Quantum Steganography over Noiseless Channels: Achievability and Bounds
Chris Sutherland, Todd A. Brun

TL;DR
This paper develops a quantum steganography method that encodes secret messages into error syndromes, achieving optimal communication rates over noiseless channels that simulate noisy ones, with proven bounds matching the achievable rates.
Contribution
It introduces an explicit quantum steganographic encoding scheme for noiseless channels that emulates noisy channels, establishing capacity bounds and demonstrating their achievability.
Findings
Achievable steganographic rates match upper bounds.
Encoding simulates noisy channels within noiseless ones.

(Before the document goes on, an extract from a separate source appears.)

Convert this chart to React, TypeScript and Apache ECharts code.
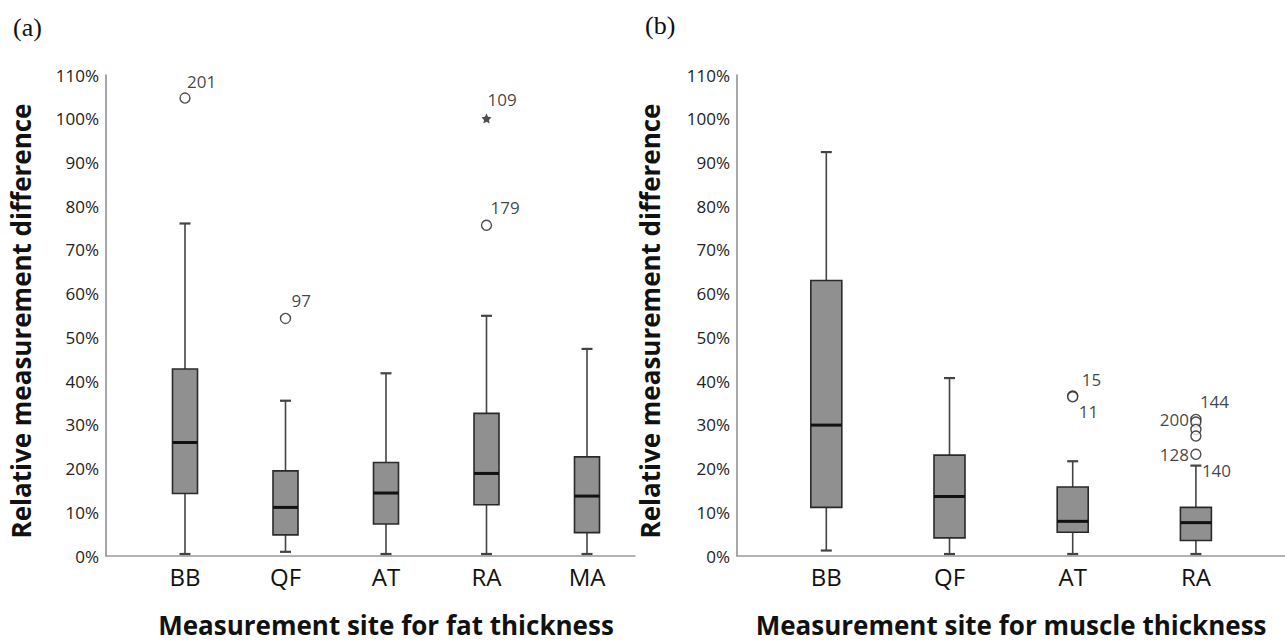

Defines secrecy and reliability for quantum steganography.
Abstract
Quantum steganography is the study of hiding secret quantum information by encoding it into what an eavesdropper would perceive as an innocent-looking message. Here we study an explicit steganographic encoding for Alice to hide her secret message in the syndromes of an error-correcting code, so that the encoding simulates a given noisy quantum channel. We calculate achievable rates of steganographic communication over noiseless quantum channels using this encoding. We give definitions of secrecy and reliability for the communication process, and with these assumptions derive upper bounds on the amount of steganographic communication possible, and show that these bounds match the communication rates achieved with our encoding. This gives a steganographic capacity for a noiseless channel emulating a given noisy channel.